A High-Yield Tech Stock For Income

If income investors do not find Amazon to be a suitable stock, there are many other tech stocks with high dividend yields, without having to completely sacrifice growth potential. An example of a high-yield tech stock is Seagate Technology (STX), which currently yields 5.5%. Seagate Technology has a uniquely high dividend yield. Normally, dividend yields above 5% are confined to the utility sector, making Seagate a rare tech stock.

Seagate Technologies reported its second quarter (fiscal 2019) earnings results on February 4. The company generated revenues of $2.71 billion during the quarter, a decline of 6.6% compared to the prior year’s quarter. Seagate Technologies’ gross margin was down slightly compared to the prior year’s quarter, but the company managed to cut its operating expenses meaningfully. Earnings-per-share totaled $1.41 during the second quarter, down slightly compared to $1.48 during the second quarter of fiscal 2018.

Cloud storage is a major growth category for Amazon, and Seagate has made its own moves into cloud services. Seagate acquired a cloud-storage and software provider called Dot Hill Systems a few years ago for nearly $700 million. Separately, last year Seagate invested approximately $1.3 billion in the private equity-led acquisition of the Toshiba Memory Corporation. Seagate is investing to build its solid-state drives platform, particularly in growth areas like gaming and software-as-a-service.

Seagate may not match Amazon from a growth perspective, but that does not mean it is completely without growth potential. Consumers are utilizing huge amounts of data, a trend that is not about to reverse any time soon. There are continued applications for growth including Internet of Things, data analytics, autonomous driving, and cloud computing.

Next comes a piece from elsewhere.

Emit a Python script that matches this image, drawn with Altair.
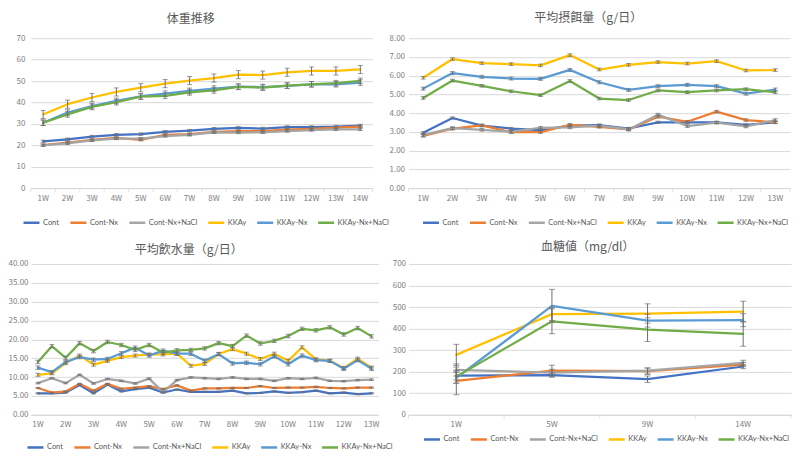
import altair as alt
import pandas as pd

SERIES = ["Cont", "Cont-Nx", "Cont-Nx+NaCl", "KKAy", "KKAy-Nx", "KKAy-Nx+NaCl"]
COLORS = ["#4472C4", "#ED7D31", "#A5A5A5", "#FFC000", "#5B9BD5", "#70AD47"]
FONT = "Noto Sans CJK JP"

# ---- 体重推移 ----
wt_weeks = ["1W", "2W", "3W", "4W", "5W", "6W", "7W", "8W", "9W", "10W", "11W", "12W", "13W", "14W"]
wt_cont = [21.8, 22.8, 24.0, 24.9, 25.2, 26.3, 26.8, 27.7, 28.1, 27.8, 28.5, 28.5, 28.7, 29.2]
wt_cont_nx = [20.1, 21.2, 22.5, 23.4, 22.5, 24.9, 25.2, 26.2, 26.6, 26.6, 27.3, 27.7, 28.2, 28.7]
wt_cont_nx_nacl = [20.0, 20.9, 22.3, 23.1, 23.1, 24.3, 24.8, 26.0, 25.9, 26.0, 26.6, 27.1, 27.4, 27.4]
wt_kkay = [34.4, 39.2, 42.3, 44.9, 46.9, 48.8, 50.2, 51.4, 53.0, 52.8, 54.1, 54.7, 54.7, 55.4]
wt_kkay_nx = [30.5, 35.3, 38.3, 40.7, 42.9, 44.1, 45.4, 46.5, 47.4, 47.2, 47.8, 48.5, 48.5, 49.3]
wt_kkay_nx_nacl = [30.5, 34.4, 37.9, 40.1, 42.7, 43.1, 44.7, 45.6, 47.3, 46.9, 47.9, 48.5, 49.0, 50.1]
wt_err = [0.6, 0.5, 0.5, 1.9, 1.3, 1.3]

# ---- 平均摂餌量 ----
fd_weeks = ["1W", "2W", "3W", "4W", "5W", "6W", "7W", "8W", "9W", "10W", "11W", "12W", "13W"]
fd_cont = [2.95, 3.74, 3.33, 3.18, 3.09, 3.33, 3.36, 3.18, 3.51, 3.51, 3.51, 3.38, 3.51]
fd_cont_nx = [2.79, 3.17, 3.35, 2.99, 2.99, 3.38, 3.27, 3.13, 3.81, 3.54, 4.08, 3.63, 3.51]
fd_cont_nx_nacl = [2.84, 3.20, 3.11, 3.01, 3.22, 3.24, 3.33, 3.13, 3.92, 3.31, 3.49, 3.29, 3.63]
fd_kkay = [5.89, 6.89, 6.67, 6.62, 6.55, 7.10, 6.33, 6.58, 6.73, 6.65, 6.78, 6.28, 6.30]
fd_kkay_nx = [5.31, 6.14, 5.94, 5.85, 5.83, 6.31, 5.65, 5.24, 5.44, 5.51, 5.44, 5.04, 5.26]
fd_kkay_nx_nacl = [4.81, 5.74, 5.46, 5.17, 4.96, 5.72, 4.78, 4.70, 5.21, 5.12, 5.21, 5.28, 5.12]
fd_err = [0.06, 0.07, 0.07, 0.07, 0.08, 0.07]

# ---- 平均飲水量 ----
wa_weeks = ["1W", "1.5W", "2W", "2.5W", "3W", "3.5W", "4W", "4.5W", "5W", "5.5W", "6W", "6.5W", "7W",
            "7.5W", "8W", "8.5W", "9W", "9.5W", "10W", "10.5W", "11W", "11.5W", "12W", "12.5W", "13W"]
wa_cont = [5.7, 5.7, 5.9, 7.9, 5.7, 8.0, 6.2, 6.8, 7.2, 5.9, 6.7, 6.1, 6.1,
           6.1, 6.4, 5.7, 5.8, 6.2, 5.8, 6.0, 6.4, 5.7, 5.9, 5.5, 5.7]
wa_cont_nx = [7.1, 5.9, 6.2, 8.2, 6.4, 8.2, 6.9, 7.2, 7.6, 6.8, 7.8, 6.4, 7.0,
              7.0, 7.1, 7.1, 7.6, 7.1, 7.2, 7.2, 7.4, 7.1, 7.0, 7.2, 7.2]
wa_cont_nx_nacl = [8.4, 9.7, 8.4, 10.6, 8.3, 9.5, 9.0, 8.3, 9.6, 6.0, 9.2, 9.9, 9.7,
                   9.5, 9.9, 9.5, 9.5, 9.0, 9.7, 9.5, 9.8, 9.0, 8.9, 9.2, 9.3]
wa_kkay = [10.6, 11.0, 13.7, 15.7, 13.3, 14.3, 15.3, 15.7, 16.0, 16.0, 16.2, 13.0, 13.5,
           16.1, 17.4, 16.2, 14.8, 16.2, 14.3, 17.9, 14.7, 14.3, 12.4, 14.9, 12.5]
wa_kkay_nx = [12.5, 11.3, 14.0, 15.3, 14.6, 14.8, 16.3, 17.8, 15.7, 17.0, 16.2, 16.2, 14.3,
              16.1, 13.6, 13.8, 13.4, 15.5, 13.4, 15.7, 14.5, 14.3, 12.2, 14.5, 12.2]
wa_kkay_nx_nacl = [14.0, 18.2, 15.1, 19.0, 16.9, 19.3, 18.5, 17.2, 18.5, 16.5, 17.1, 17.2, 17.6,
                   19.0, 18.2, 21.0, 18.9, 19.6, 20.9, 22.8, 22.4, 23.2, 21.3, 23.0, 20.8]
wa_err = [0.15, 0.15, 0.2, 0.4, 0.45, 0.45]

# ---- 血糖値 ----
gl_weeks = ["1W", "5W", "9W", "14W"]
gl_cont = [182, 184, 165, 224]
gl_cont_nx = [157, 205, 202, 233]
gl_cont_nx_nacl = [208, 196, 205, 241]
gl_kkay = [278, 467, 470, 479]
gl_kkay_nx = [171, 505, 437, 439]
gl_kkay_nx_nacl = [177, 434, 395, 375]
gl_err_cont = [20, 10, 15, 10]
gl_err_cont_nx = [64, 25, 15, 10]
gl_err_cont_nx_nacl = [28, 15, 12, 12]
gl_err_kkay = [49, 30, 45, 48]
gl_err_kkay_nx = [25, 77, 30, 30]
gl_err_kkay_nx_nacl = [30, 58, 55, 57]


def long_df(weeks, series_vals, series_errs):
    rows = []
    for s, vals, errs in zip(SERIES, series_vals, series_errs):
        if not isinstance(errs, list):
            errs = [errs] * len(vals)
        for w, v, e in zip(weeks, vals, errs):
            rows.append({"week": w, "series": s, "value": v, "err": e})
    return pd.DataFrame(rows)


df_wt = long_df(wt_weeks, [wt_cont, wt_cont_nx, wt_cont_nx_nacl, wt_kkay, wt_kkay_nx, wt_kkay_nx_nacl], wt_err)
df_fd = long_df(fd_weeks, [fd_cont, fd_cont_nx, fd_cont_nx_nacl, fd_kkay, fd_kkay_nx, fd_kkay_nx_nacl], fd_err)
df_wa = long_df(wa_weeks, [wa_cont, wa_cont_nx, wa_cont_nx_nacl, wa_kkay, wa_kkay_nx, wa_kkay_nx_nacl], wa_err)
df_gl = long_df(gl_weeks, [gl_cont, gl_cont_nx, gl_cont_nx_nacl, gl_kkay, gl_kkay_nx, gl_kkay_nx_nacl],
                [gl_err_cont, gl_err_cont_nx, gl_err_cont_nx_nacl, gl_err_kkay, gl_err_kkay_nx, gl_err_kkay_nx_nacl])


def panel(df, weeks, title, tdx, toffset, ymax, ystep, yfmt, ypad, w, h, lx, ly,
          label_expr=None, ticks=True, cap=5):
    base = alt.Chart(df).transform_calculate(lo="datum.value - datum.err", hi="datum.value + datum.err")
    xscale = alt.Scale(type="band", domain=weeks, paddingInner=0, paddingOuter=0)
    ax_kw = dict(title=None, labelAngle=0, ticks=False, grid=False, domain=True, labelPadding=6)
    if label_expr:
        ax_kw["labelExpr"] = label_expr
    xaxis = alt.Axis(**ax_kw)
    nvals = int(round(ymax / ystep))
    yvals = [ystep * i for i in range(nvals + 1)]
    yscale = alt.Scale(domain=[0, ymax], nice=False, zero=True)
    yaxis = alt.Axis(title=None, values=yvals, format=yfmt, grid=True, domain=False, ticks=False,
                     labelPadding=ypad)

    def X(bp=0.5):
        return alt.X("week:N", scale=xscale, axis=xaxis, bandPosition=bp, sort=weeks)

    line = base.mark_line(strokeWidth=2.25, strokeCap="round", strokeJoin="round").encode(
        x=X(),
        y=alt.Y("value:Q", scale=yscale, axis=yaxis),
        color=alt.Color("series:N", scale=alt.Scale(domain=SERIES, range=COLORS),
                        legend=alt.Legend(title=None, orient="none", legendX=lx, legendY=ly,
                                          direction="horizontal", columns=6)),
        detail="series:N",
    )
    rule = base.mark_rule(color="#6f6f6f", strokeWidth=1).encode(
        x=X(), y=alt.Y("lo:Q", scale=yscale, axis=yaxis), y2="hi:Q",
    )
    caps = base.transform_fold(["lo", "hi"], as_=["k", "capv"]).mark_tick(
        color="#6f6f6f", thickness=1, size=cap, orient="horizontal").encode(
        x=X(), y=alt.Y("capv:Q", scale=yscale, axis=yaxis),
    )
    layers = [line, rule, caps]
    if ticks:
        wk = pd.DataFrame({"week": weeks})
        tk0 = alt.Chart(wk).mark_tick(orient="vertical", size=4, thickness=1, color="#d9d9d9", yOffset=2).encode(
            x=X(0), y=alt.Y(datum=0, type="quantitative", scale=yscale, axis=yaxis))
        tk1 = alt.Chart(wk.tail(1)).mark_tick(orient="vertical", size=4, thickness=1, color="#d9d9d9",
                                              yOffset=2).encode(
            x=X(1), y=alt.Y(datum=0, type="quantitative", scale=yscale, axis=yaxis))
        layers = [tk0, tk1] + layers
    return alt.layer(*layers).properties(
        width=w, height=h,
        title=alt.TitleParams(title, dx=tdx, offset=toffset, anchor="middle", frame="group"),
    )


tl = panel(df_wt, wt_weeks, "体重推移", -11, 8, 70, 10, "d", 6, 342, 150, -9, 175)
tr = panel(df_fd, fd_weeks, "平均摂餌量（g/日）", -11, 9, 8, 1, ".2f", 4, 382, 150, 13, 175)
bl = panel(df_wa, wa_weeks, "平均飲水量（g/日）", -16, 3, 40, 5, ".2f", 3, 348, 151, -5, 174,
           label_expr="indexof(datum.label, '.') >= 0 ? '' : datum.label", ticks=False)
br = panel(df_gl, gl_weeks, "血糖値（mg/dl）", -12, 6, 700, 100, "d", 3, 383, 151, 14, 166, cap=6)

chart = alt.concat(tl, tr, bl, br, columns=2, spacing={"row": 76, "column": 30}).resolve_scale(
    color="independent", x="independent", y="independent").resolve_legend(color="independent").properties(
    align="each", bounds="flush",
    padding={"left": 0, "top": 4, "right": 0, "bottom": 0}, background="white"
).configure_view(stroke=None).configure_axis(
    labelFont=FONT, labelFontSize=8, labelColor="#808080", gridColor="#d9d9d9", gridWidth=1,
    domainColor="#d9d9d9", tickColor="#d9d9d9",
).configure_legend(
    labelFont="Lato", labelFontSize=7.5, labelColor="#595959", symbolType="stroke", symbolSize=256,
    symbolStrokeWidth=2.5, columnPadding=5, labelOffset=2, padding=0,
).configure_title(
    font=FONT, fontSize=12, color="#595959", fontWeight="normal",
)

chart.save("out.html", embed_options={"renderer": "svg", "actions": False})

Seagate does not possess as much growth potential as Amazon, but that works to the advantage of income-seeking investors. Without the same capital reinvestment needs, Seagate can return a significant portion of its cash flow to investors. For example, Seagate generated free cash flow of $571 million over the first two quarters of its current fiscal year. It paid dividends totaling $361 million to shareholders in the same period, for a dividend payout ratio of 63% in terms of free cash flow. This allows the company to offer a generous dividend payout to shareholders, while leaving a comfortable level of cash flow for growth investment or debt repayment.

Final Thoughts

Growth investors are likely to stick with Amazon, as well they should. But for other investor types, such as income investors looking for strong dividend payouts, Amazon may not be as attractive. Amazon has never paid a dividend. And while there is a possibility it could, it will likely not pay a dividend for many years. It continues to have the need for reinvestment in growth initiatives that far outweigh its desire to pay a dividend. On the other hand, high-yield stocks like Seagate pose a better alternative. Seagate has a strong business model and a high dividend yield above 5%.